Technology

Red Hat Expands AWS Partnership to Deliver Faster, Cost-Efficient AI Inference at Enterprise Scale

Red Hat AI Inference Server support for AWS AI silicon will enter developer preview in January 2026.

Red Hat has announced an expanded collaboration with Amazon Web Services (AWS) to accelerate enterprise adoption of generative AI by optimizing AI inference across AWS infrastructure. The partnership brings together Red Hat AI, AWS AI silicon (Inferentia2, Trainium3) and Red Hat OpenShift to deliver high-performance, cost-efficient AI deployments for hybrid cloud environments.

Meeting Enterprise Demand for Scalable AI
As enterprises rapidly adopt generative AI, the demand for optimized compute power continues to rise. IDC forecasts that by 2027, 40% of organizations will use custom silicon—including ARM processors and AI-specific chips—to improve performance and reduce costs. Red Hat and AWS aim to meet this demand through a full-stack AI strategy that supports scalability, flexibility and cost efficiency.

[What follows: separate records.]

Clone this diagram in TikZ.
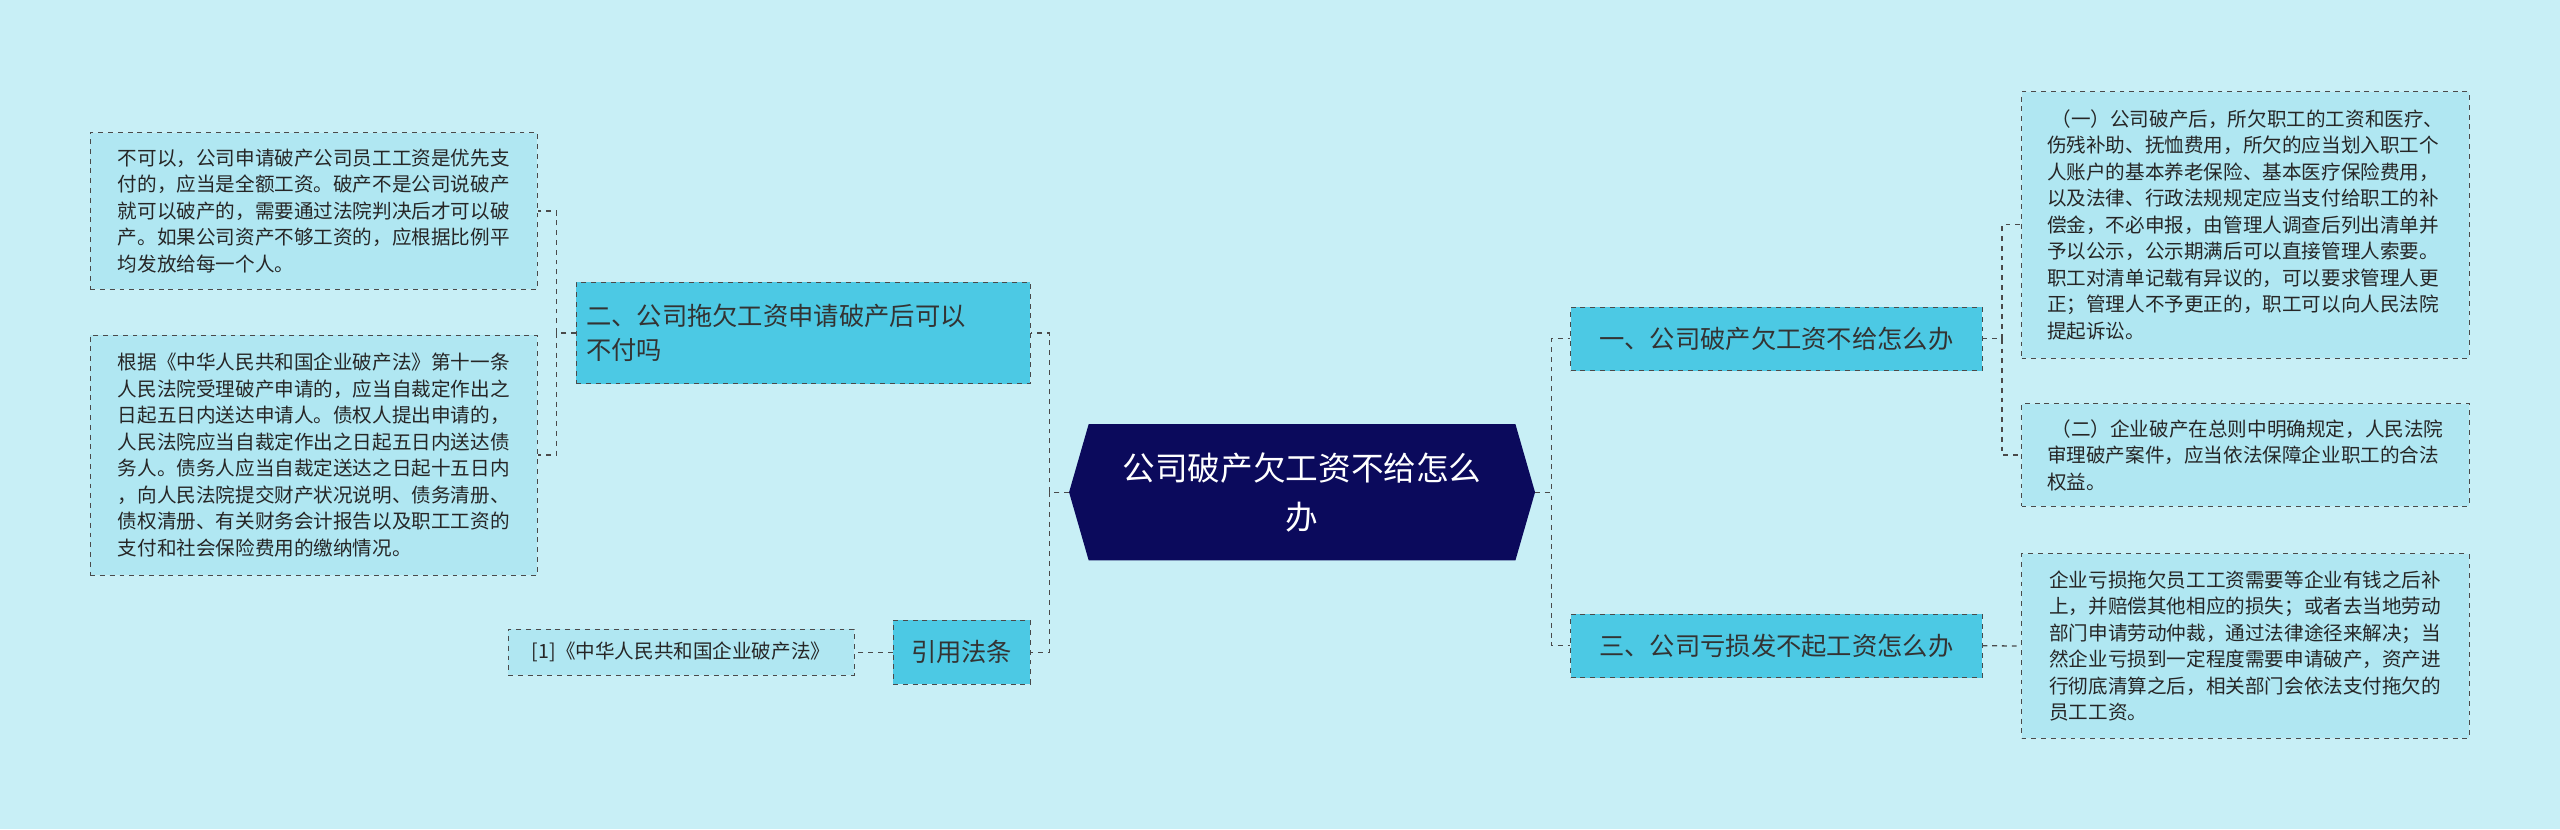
\documentclass[tikz,border=0pt]{standalone}
\usepackage{fontspec}
\setmainfont{Noto Sans CJK SC}
\usetikzlibrary{calc}
\definecolor{bg}{HTML}{C8EFF6}
\definecolor{leaf}{HTML}{B0E7F2}
\definecolor{br}{HTML}{4CC9E4}
\definecolor{navy}{HTML}{0B0A5C}
\definecolor{ln}{HTML}{4A4A4A}
\tikzset{
 leafbox/.style={draw=ln,dashed,fill=leaf,align=left,anchor=north west,inner sep=5pt,font=\fontsize{12}{16.2}\selectfont,text=black!85},
 branch/.style={draw=ln,dashed,fill=br,align=left,inner sep=5pt,font=\fontsize{15.5}{21}\selectfont,text=black!80},
 conn/.style={draw=ln,dashed,thick}
}
\begin{document}
\begin{tikzpicture}[x=1pt,y=-1pt]
\fill[bg] (0,0) rectangle (1568,508);
\useasboundingbox (0,0) rectangle (1568,508);
% center
\node[minimum width=285pt,minimum height=83pt,inner sep=0pt] (c) at (797.5,301.5) {};
\fill[navy] (c.west) -- ($(c.north west)+(12,0)$) -- ($(c.north east)+(-12,0)$) -- (c.east) -- ($(c.south east)+(-12,0)$) -- ($(c.south west)+(12,0)$) -- cycle;
\node[text=white,align=center,font=\fontsize{20}{30}\selectfont] at (c) {公司破产欠工资不给怎么\\办};
% branches
\node[branch,minimum width=252pt,minimum height=39pt] (b1) at (1088,207.5) {一、公司破产欠工资不给怎么办};
\node[branch,minimum width=252pt,minimum height=39pt] (b3) at (1088,395.5) {三、公司亏损发不起工资怎么办};
\node[branch,minimum width=278pt,minimum height=62pt,text width=266pt] (b2) at (492,204) {二、公司拖欠工资申请破产后可以\\不付吗};
\node[branch,minimum width=84pt,minimum height=39pt,align=center] (b4) at (589,399.5) {引用法条};
% leaves
\node[leafbox,minimum width=274pt,minimum height=163pt] (r1) at (1238,56) {\ （一）公司破产后，所欠职工的工资和医疗、\\伤残补助、抚恤费用，所欠的应当划入职工个\\人账户的基本养老保险、基本医疗保险费用，\\以及法律、行政法规规定应当支付给职工的补\\偿金，不必申报，由管理人调查后列出清单并\\予以公示，公示期满后可以直接管理人索要。\\职工对清单记载有异议的，可以要求管理人更\\正；管理人不予更正的，职工可以向人民法院\\提起诉讼。};
\node[leafbox,minimum width=274pt,minimum height=63pt] (r2) at (1238,247) {\ （二）企业破产在总则中明确规定，人民法院\\审理破产案件，应当依法保障企业职工的合法\\权益。};
\node[leafbox,minimum width=274pt,minimum height=113pt] (r3) at (1238,339) {企业亏损拖欠员工工资需要等企业有钱之后补\\上，并赔偿其他相应的损失；或者去当地劳动\\部门申请劳动仲裁，通过法律途径来解决；当\\然企业亏损到一定程度需要申请破产，资产进\\行彻底清算之后，相关部门会依法支付拖欠的\\员工工资。};
\node[leafbox,minimum width=274pt,minimum height=96pt] (l1) at (55,81) {不可以，公司申请破产公司员工工资是优先支\\付的，应当是全额工资。破产不是公司说破产\\就可以破产的，需要通过法院判决后才可以破\\产。如果公司资产不够工资的，应根据比例平\\均发放给每一个人。};
\node[leafbox,minimum width=274pt,minimum height=147pt] (l2) at (55,205) {根据《中华人民共和国企业破产法》第十一条\\人民法院受理破产申请的，应当自裁定作出之\\日起五日内送达申请人。债权人提出申请的，\\人民法院应当自裁定作出之日起五日内送达债\\务人。债务人应当自裁定送达之日起十五日内\\，向人民法院提交财产状况说明、债务清册、\\债权清册、有关财务会计报告以及职工工资的\\支付和社会保险费用的缴纳情况。};
\node[leafbox,minimum width=212pt,minimum height=28pt,anchor=west] (ref) at (311,399.5) {[1]《中华人民共和国企业破产法》};
% connectors
\draw[conn] (c.east) -- ++(10,0) |- (b1.west);
\draw[conn] (c.east) -- ++(10,0) |- (b3.west);
\draw[conn] (c.west) -- ++(-12,0) |- (b2.east);
\draw[conn] (c.west) -- ++(-12,0) |- (b4.east);
\draw[conn] (b1.east) -- ++(12,0) |- (r1.west);
\draw[conn] (b1.east) -- ++(12,0) |- (r2.west);
\draw[conn] (b3.east) -- (r3.west);
\draw[conn] (b2.west) -- ++(-12,0) |- (l1.east);
\draw[conn] (b2.west) -- ++(-12,0) |- (l2.east);
\draw[conn] (b4.west) -- (ref.east);
\end{tikzpicture}
\end{document}
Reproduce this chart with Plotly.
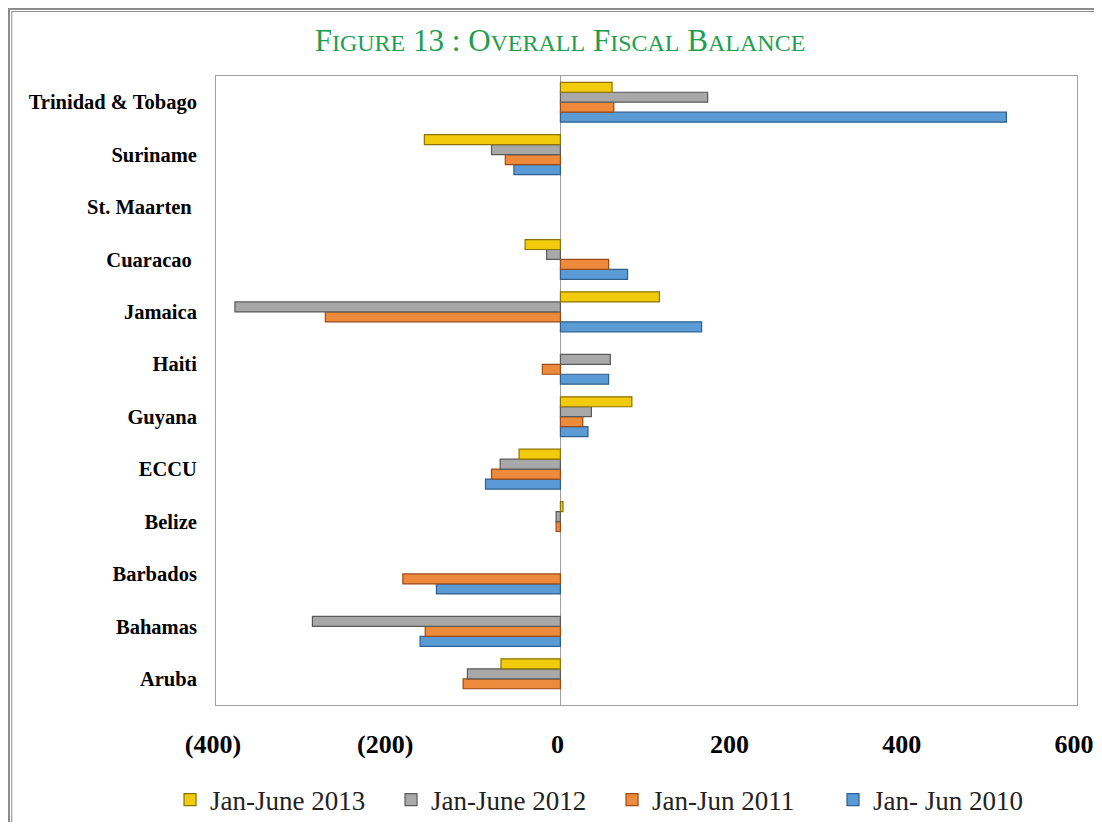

Joe Fernandes, vice president and general manager, AI Business Unit, Red Hat said, “By enabling our enterprise-grade Red Hat AI Inference Server, built on the innovative vLLM framework, with AWS AI chips, we’re empowering organizations to deploy and scale AI workloads with enhanced efficiency and flexibility. Building on Red Hat’s open source heritage, this collaboration aims to make generative AI more accessible and cost-effective across hybrid cloud environments.”

Key Enhancements Under the Red Hat–AWS Collaboration
1. Red Hat AI Inference Server Optimized for AWS AI Chips

  • Red Hat AI Inference Server—powered by the vLLM framework—will run on AWS Inferentia2 and Trainium3 chips, enabling:
  • 30–40% better price-performance than comparable GPU-based EC2 instances
  • Lower latency and faster inference for production AI workloads
  • Support for a broad range of generative AI models

2. Native AI Support on Red Hat OpenShift

  • Red Hat and AWS have jointly created an AWS Neuron operator for:
  • Red Hat OpenShift
  • Red Hat OpenShift AI
  • Red Hat OpenShift Service on AWS

This integration offers enterprises a seamless way to run AI workloads using AWS accelerators within their Kubernetes environments.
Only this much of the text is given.